Figure 3. Pre-therapy Tumor Gene Expression Analysis

(A) Hierarchal clustering analysis of DEGs in tumors from pre-therapy biopsies. (B) Heatmap associations of gene expression signatures in the Ipi-P and Ipi-N cohorts. C) Analysis of DEGs in tumors with genomic contraction versus those with genomic persistence (n = 26). (D) Left: Clustering of the entire cohort of patients (n = 45) by DEGs identified in (C) clusters patients into two groups in entire cohort and into four groups in combined Hugo et. al. and Van Allen et. al. cohorts. Right: Long-term OS associates with clustered groups of patients from the entire cohort and from the combined Hugo et al. and Van Allen et al. cohorts.

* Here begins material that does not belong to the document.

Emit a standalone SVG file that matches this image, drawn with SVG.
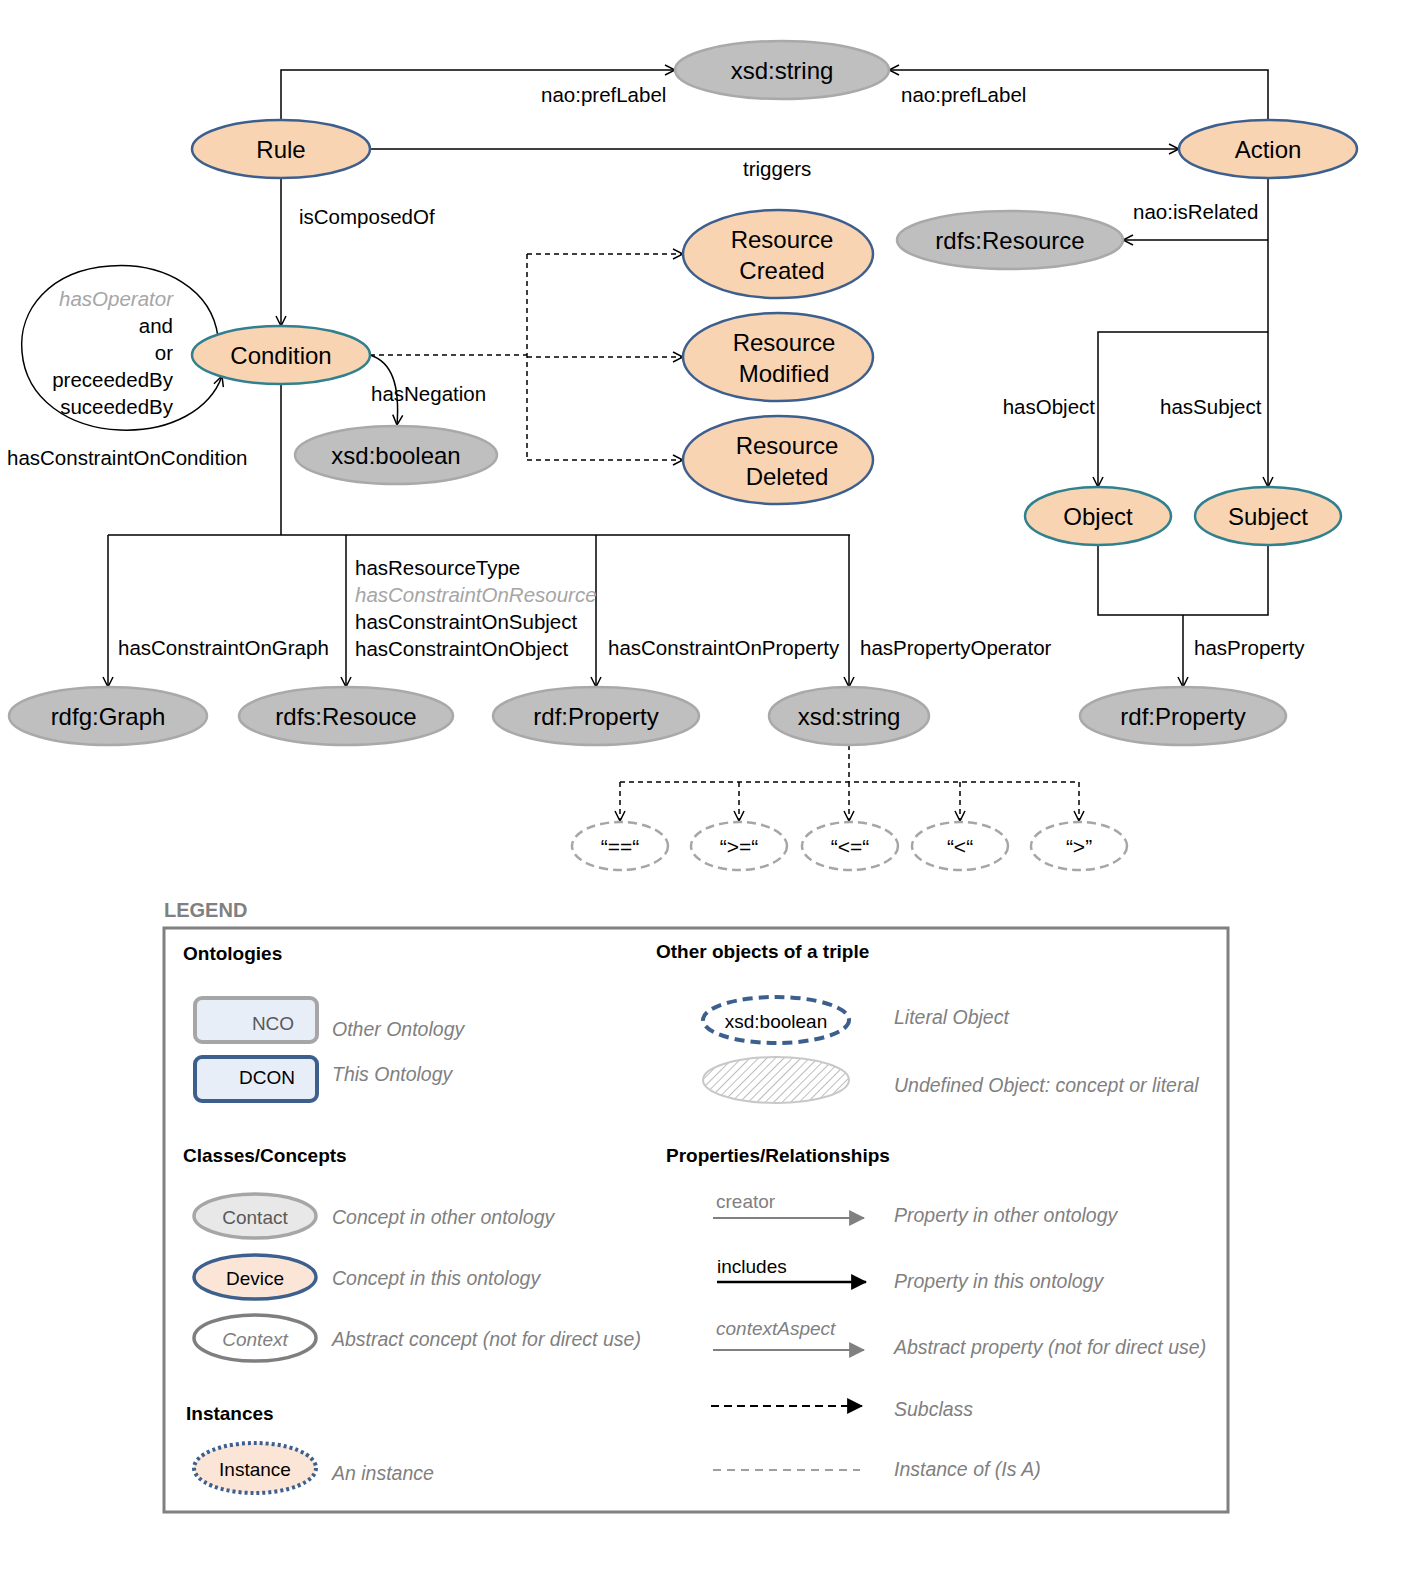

Figure 4. Changes in Gene Expression Following Nivo Therapy

(A) Left: Analysis of ratio of DEGs and selected genes between pre- and on-therapy samples. Right: Examples of genes that change after initiation of Nivo. (B) Analysis of changes in gene expression (on-therapy compared with pre-therapy) that are altered in tumors that respond or do not respond to Nivo. (C) Graphical illustration of key pathways differentially expressed in (B). (D) Immune deconvolution of RNA-seq data comparing pre- and on-therapy samples. Data are presented as median and IQR.

Figure 5. T-Cell Infiltrate and Repertoire Association with Response to Nivo

Due to the reduced number of cases with paired TCR-seq data, patients with CR/PR and SD were grouped as having “benefit”, and patients with PD were considered to have “no benefit”. (A) Change in TIL abundance and activity as measured by multiple methods (DNA-based TCR-seq, IHC, and RNA-based cytolytic score). Data are presented as median and IQR. (B) Change in richness and evenness of intratumoral T-cell repertoires. *Two outliers were removed per Grubbs’ test, alpha = 0.1 (see Methods). Data are presented as median and IQR. (C) Median richness and evenness of CDR3s per VJ combinations pre-therapy and on-therapy (see also Figure S6E). (D) Kernel density plots of CDR3 evenness versus number of unique CDR3s for every observed VJ pair in selected patients. (E) Comparison of on-therapy TIL levels with changes in T-cell repertoire evenness (D90, defined as the minimum fraction of total unique CDR3 sequences that constitutes 90% of all sequencing reads). (F) Fraction of on-therapy TCR repertoire utilizing V-segments associated with CD8 or CD4 T cells. Data are presented as mean ± SEM.

Figure 6. T Cells Expand in Proportion to Depletion of Neoantigens

(A) Changes in T-cell population distribution (i.e., evenness) and changes in tumor mutation clonality by response. (B) Relationship between the number of predicted neoantigens lost and the number of T-cell clones expanded on-therapy. (C) Neoantigen ratios (mutations predicted to generate neoantigens per mutations not predicted to generate neoantigens) from mutations solely identified in pre-therapy samples compared with those identified solely in on-therapy samples. Data are presented as mean ± SEM. (D) Graphical model depicting changes during anti-PD-1 therapy. (a) Changes in mutations and neoantigens during therapy. (b) Changes in TCR repertoire depend on exposure to prior immunotherapy. (c) Changes in immune landscape and checkpoints during therapy.